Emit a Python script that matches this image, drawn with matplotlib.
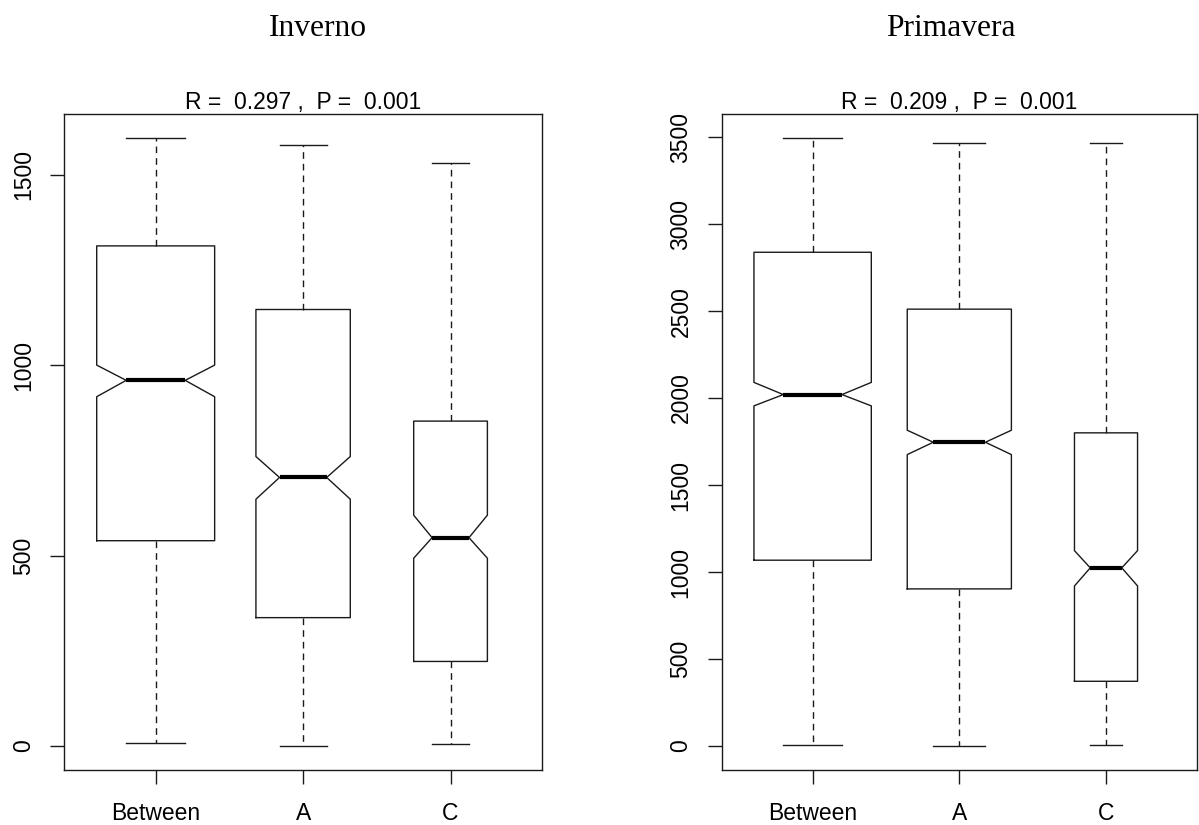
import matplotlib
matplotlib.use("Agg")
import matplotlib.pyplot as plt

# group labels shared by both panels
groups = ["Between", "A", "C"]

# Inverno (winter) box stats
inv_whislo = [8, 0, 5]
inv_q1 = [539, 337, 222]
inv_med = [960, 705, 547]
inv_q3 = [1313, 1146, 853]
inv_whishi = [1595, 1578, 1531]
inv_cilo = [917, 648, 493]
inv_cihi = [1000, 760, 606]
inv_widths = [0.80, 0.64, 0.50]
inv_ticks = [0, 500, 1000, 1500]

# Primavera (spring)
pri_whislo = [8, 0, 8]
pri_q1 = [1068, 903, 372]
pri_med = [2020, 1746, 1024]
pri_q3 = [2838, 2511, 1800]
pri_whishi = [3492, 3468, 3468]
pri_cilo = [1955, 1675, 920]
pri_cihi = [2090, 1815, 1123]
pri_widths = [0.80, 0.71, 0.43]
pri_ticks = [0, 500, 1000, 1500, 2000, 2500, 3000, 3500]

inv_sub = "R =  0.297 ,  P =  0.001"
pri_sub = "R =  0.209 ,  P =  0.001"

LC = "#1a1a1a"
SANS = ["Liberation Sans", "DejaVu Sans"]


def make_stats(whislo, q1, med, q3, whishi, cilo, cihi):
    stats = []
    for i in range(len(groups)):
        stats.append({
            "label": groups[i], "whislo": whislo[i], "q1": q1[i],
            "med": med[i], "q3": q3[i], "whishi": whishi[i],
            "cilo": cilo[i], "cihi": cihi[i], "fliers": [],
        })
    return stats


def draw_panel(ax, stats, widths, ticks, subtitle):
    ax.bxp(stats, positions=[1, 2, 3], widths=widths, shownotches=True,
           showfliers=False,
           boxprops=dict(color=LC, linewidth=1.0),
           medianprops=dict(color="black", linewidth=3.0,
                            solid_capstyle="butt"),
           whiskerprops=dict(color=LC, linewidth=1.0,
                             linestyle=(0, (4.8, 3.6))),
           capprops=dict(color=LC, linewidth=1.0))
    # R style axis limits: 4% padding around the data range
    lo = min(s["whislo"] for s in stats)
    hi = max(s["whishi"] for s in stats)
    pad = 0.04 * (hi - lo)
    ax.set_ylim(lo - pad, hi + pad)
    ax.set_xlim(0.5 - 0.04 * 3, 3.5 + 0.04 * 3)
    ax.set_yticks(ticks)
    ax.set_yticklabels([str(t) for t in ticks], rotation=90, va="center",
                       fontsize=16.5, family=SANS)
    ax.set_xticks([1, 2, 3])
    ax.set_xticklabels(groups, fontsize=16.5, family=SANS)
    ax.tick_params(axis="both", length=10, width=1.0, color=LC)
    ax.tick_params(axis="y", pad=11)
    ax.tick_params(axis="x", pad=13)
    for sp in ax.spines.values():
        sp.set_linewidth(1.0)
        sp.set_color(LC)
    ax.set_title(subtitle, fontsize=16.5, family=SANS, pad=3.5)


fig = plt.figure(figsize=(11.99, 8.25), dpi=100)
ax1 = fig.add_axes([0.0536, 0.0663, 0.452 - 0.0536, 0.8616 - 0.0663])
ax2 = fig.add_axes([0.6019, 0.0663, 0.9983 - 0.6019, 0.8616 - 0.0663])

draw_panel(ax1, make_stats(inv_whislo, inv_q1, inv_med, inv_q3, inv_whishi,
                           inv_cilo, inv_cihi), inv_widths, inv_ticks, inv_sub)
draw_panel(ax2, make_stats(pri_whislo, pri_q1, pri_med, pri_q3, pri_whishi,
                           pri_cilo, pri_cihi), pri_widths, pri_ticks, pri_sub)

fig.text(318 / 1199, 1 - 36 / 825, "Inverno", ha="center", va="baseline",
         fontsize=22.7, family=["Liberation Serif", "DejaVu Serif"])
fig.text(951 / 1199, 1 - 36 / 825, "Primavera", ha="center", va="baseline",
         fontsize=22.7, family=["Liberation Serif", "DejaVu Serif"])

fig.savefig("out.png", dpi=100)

§

**Required task**
Reproduce the material above from its first line through the line containing "pri_ticks = [0, 500, 1000, 1500, 2000, 2500, 3000, 3500]", both ends included, and skip every picture.

**Result**
Emit a Python script that matches this image, drawn with matplotlib.
import matplotlib
matplotlib.use("Agg")
import matplotlib.pyplot as plt

# group labels shared by both panels
groups = ["Between", "A", "C"]

# Inverno (winter) box stats
inv_whislo = [8, 0, 5]
inv_q1 = [539, 337, 222]
inv_med = [960, 705, 547]
inv_q3 = [1313, 1146, 853]
inv_whishi = [1595, 1578, 1531]
inv_cilo = [917, 648, 493]
inv_cihi = [1000, 760, 606]
inv_widths = [0.80, 0.64, 0.50]
inv_ticks = [0, 500, 1000, 1500]

# Primavera (spring)
pri_whislo = [8, 0, 8]
pri_q1 = [1068, 903, 372]
pri_med = [2020, 1746, 1024]
pri_q3 = [2838, 2511, 1800]
pri_whishi = [3492, 3468, 3468]
pri_cilo = [1955, 1675, 920]
pri_cihi = [2090, 1815, 1123]
pri_widths = [0.80, 0.71, 0.43]
pri_ticks = [0, 500, 1000, 1500, 2000, 2500, 3000, 3500]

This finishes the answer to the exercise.